◆ Task to carry out
In the listing that follows, retype every line from the first through the one containing "-12.5, -8, -5, -1.7];". Pictures are to be left out.
(begin)
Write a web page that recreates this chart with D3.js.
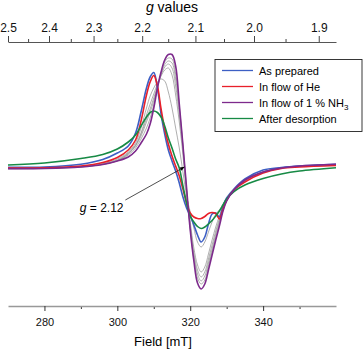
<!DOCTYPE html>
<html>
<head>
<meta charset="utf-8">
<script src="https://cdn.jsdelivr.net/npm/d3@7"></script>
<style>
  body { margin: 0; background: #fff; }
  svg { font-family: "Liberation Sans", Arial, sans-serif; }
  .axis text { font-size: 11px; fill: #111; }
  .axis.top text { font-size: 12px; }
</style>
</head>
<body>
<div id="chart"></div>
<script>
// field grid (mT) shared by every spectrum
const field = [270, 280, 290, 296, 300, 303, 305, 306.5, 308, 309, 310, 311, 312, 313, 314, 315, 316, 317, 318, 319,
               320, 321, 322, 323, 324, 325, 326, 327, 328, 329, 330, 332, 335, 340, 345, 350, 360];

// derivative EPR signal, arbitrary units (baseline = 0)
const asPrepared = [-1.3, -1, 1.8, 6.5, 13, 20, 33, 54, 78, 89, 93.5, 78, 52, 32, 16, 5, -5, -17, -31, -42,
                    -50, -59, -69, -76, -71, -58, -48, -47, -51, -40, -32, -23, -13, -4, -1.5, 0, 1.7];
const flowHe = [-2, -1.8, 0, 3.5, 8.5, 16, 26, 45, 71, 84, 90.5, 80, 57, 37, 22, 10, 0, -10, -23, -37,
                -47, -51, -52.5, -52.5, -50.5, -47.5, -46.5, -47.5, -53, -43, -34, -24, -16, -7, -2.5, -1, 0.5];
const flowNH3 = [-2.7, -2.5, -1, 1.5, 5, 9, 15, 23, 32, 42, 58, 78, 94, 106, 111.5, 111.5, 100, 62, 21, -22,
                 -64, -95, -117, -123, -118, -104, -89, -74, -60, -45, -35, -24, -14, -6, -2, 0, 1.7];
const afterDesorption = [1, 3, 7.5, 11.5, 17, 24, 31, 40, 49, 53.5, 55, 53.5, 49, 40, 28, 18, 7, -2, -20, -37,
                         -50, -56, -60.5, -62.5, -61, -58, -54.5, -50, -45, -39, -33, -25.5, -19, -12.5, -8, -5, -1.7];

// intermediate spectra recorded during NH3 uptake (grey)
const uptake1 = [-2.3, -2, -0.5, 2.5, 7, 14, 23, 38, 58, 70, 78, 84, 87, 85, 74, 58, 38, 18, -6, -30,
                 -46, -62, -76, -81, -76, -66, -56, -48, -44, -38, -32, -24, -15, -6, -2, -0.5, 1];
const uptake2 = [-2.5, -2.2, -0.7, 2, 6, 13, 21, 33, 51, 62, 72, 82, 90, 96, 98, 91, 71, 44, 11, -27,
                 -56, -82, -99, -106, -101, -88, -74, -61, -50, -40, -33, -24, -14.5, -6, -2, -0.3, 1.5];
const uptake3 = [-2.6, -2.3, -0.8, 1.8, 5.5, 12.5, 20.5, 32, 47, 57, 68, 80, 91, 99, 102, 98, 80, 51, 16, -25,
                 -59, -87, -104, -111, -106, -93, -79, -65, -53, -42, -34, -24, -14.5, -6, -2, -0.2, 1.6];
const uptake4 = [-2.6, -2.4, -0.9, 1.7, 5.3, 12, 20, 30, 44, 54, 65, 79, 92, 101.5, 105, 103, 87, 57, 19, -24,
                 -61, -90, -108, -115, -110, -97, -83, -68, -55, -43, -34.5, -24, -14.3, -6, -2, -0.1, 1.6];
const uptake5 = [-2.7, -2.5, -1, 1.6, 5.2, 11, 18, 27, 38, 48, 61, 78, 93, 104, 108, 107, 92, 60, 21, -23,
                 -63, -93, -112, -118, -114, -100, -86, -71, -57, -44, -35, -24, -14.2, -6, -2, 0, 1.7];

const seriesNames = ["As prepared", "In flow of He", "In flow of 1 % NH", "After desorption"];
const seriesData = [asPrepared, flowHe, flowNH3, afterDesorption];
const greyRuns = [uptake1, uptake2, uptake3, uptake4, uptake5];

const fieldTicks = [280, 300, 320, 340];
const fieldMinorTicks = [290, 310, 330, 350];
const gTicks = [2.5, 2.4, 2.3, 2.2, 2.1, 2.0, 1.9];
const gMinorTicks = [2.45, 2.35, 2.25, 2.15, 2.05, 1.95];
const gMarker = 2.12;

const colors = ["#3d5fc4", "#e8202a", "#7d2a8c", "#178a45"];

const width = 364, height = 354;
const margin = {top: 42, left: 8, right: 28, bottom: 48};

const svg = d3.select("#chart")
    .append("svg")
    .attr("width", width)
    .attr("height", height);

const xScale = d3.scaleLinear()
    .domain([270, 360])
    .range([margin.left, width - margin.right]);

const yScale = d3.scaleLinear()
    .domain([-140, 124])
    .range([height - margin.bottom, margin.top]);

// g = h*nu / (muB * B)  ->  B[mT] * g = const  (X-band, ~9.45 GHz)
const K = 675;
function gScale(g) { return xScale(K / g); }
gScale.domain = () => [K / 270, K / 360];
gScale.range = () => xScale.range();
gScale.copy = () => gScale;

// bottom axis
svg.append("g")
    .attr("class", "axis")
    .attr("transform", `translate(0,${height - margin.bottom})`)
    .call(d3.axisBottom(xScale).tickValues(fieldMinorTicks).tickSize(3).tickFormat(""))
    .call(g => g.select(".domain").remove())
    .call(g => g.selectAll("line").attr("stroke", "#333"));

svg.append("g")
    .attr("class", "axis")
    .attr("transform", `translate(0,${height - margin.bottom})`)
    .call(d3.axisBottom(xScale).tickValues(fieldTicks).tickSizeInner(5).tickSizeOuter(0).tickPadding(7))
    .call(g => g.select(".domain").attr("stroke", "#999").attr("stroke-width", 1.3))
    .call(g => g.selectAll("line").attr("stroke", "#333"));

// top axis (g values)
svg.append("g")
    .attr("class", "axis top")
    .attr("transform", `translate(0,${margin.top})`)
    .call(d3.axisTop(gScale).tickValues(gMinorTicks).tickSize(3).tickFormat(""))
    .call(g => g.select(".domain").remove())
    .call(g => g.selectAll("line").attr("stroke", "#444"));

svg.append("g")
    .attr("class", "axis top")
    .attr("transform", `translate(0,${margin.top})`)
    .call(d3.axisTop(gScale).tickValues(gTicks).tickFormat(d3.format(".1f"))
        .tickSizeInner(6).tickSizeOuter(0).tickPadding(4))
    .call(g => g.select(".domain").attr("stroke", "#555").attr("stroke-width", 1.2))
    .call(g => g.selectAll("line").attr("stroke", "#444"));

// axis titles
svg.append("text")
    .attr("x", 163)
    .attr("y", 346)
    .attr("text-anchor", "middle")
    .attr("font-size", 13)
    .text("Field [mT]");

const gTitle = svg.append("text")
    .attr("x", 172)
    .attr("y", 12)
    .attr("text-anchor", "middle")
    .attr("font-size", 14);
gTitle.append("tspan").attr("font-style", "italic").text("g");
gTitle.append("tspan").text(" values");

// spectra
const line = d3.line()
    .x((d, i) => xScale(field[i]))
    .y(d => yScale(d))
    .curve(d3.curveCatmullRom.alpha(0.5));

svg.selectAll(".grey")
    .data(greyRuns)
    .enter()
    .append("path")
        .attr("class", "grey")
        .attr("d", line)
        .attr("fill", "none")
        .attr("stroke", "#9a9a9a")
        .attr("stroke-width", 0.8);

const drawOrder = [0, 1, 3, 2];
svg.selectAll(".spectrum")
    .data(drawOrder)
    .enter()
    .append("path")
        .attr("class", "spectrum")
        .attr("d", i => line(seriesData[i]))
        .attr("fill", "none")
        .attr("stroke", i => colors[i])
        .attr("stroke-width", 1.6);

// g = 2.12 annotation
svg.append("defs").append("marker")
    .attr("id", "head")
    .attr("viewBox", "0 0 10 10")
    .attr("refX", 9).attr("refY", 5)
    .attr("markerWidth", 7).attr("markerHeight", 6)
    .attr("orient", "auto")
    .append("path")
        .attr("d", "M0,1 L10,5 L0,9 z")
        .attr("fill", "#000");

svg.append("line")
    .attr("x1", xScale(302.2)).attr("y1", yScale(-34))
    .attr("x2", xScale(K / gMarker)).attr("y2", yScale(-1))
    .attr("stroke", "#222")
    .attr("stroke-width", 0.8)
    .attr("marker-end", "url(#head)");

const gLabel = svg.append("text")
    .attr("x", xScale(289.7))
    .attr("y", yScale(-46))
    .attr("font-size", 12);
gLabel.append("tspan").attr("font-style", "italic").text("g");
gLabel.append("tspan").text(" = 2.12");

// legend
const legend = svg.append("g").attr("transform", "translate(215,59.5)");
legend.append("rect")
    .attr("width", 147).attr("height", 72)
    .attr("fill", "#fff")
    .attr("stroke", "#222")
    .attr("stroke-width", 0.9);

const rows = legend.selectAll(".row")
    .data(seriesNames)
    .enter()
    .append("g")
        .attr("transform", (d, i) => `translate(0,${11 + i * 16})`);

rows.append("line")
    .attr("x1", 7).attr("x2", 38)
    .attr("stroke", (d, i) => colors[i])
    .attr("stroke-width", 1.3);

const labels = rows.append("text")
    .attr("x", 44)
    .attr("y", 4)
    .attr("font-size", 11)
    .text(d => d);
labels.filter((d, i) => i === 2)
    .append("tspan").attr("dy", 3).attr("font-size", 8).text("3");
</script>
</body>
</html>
(end)
◆ Full response
Write a web page that recreates this chart with D3.js.
<!DOCTYPE html>
<html>
<head>
<meta charset="utf-8">
<script src="https://cdn.jsdelivr.net/npm/d3@7"></script>
<style>
  body { margin: 0; background: #fff; }
  svg { font-family: "Liberation Sans", Arial, sans-serif; }
  .axis text { font-size: 11px; fill: #111; }
  .axis.top text { font-size: 12px; }
</style>
</head>
<body>
<div id="chart"></div>
<script>
// field grid (mT) shared by every spectrum
const field = [270, 280, 290, 296, 300, 303, 305, 306.5, 308, 309, 310, 311, 312, 313, 314, 315, 316, 317, 318, 319,
               320, 321, 322, 323, 324, 325, 326, 327, 328, 329, 330, 332, 335, 340, 345, 350, 360];

// derivative EPR signal, arbitrary units (baseline = 0)
const asPrepared = [-1.3, -1, 1.8, 6.5, 13, 20, 33, 54, 78, 89, 93.5, 78, 52, 32, 16, 5, -5, -17, -31, -42,
                    -50, -59, -69, -76, -71, -58, -48, -47, -51, -40, -32, -23, -13, -4, -1.5, 0, 1.7];
const flowHe = [-2, -1.8, 0, 3.5, 8.5, 16, 26, 45, 71, 84, 90.5, 80, 57, 37, 22, 10, 0, -10, -23, -37,
                -47, -51, -52.5, -52.5, -50.5, -47.5, -46.5, -47.5, -53, -43, -34, -24, -16, -7, -2.5, -1, 0.5];
const flowNH3 = [-2.7, -2.5, -1, 1.5, 5, 9, 15, 23, 32, 42, 58, 78, 94, 106, 111.5, 111.5, 100, 62, 21, -22,
                 -64, -95, -117, -123, -118, -104, -89, -74, -60, -45, -35, -24, -14, -6, -2, 0, 1.7];
const afterDesorption = [1, 3, 7.5, 11.5, 17, 24, 31, 40, 49, 53.5, 55, 53.5, 49, 40, 28, 18, 7, -2, -20, -37,
                         -50, -56, -60.5, -62.5, -61, -58, -54.5, -50, -45, -39, -33, -25.5, -19, -12.5, -8, -5, -1.7];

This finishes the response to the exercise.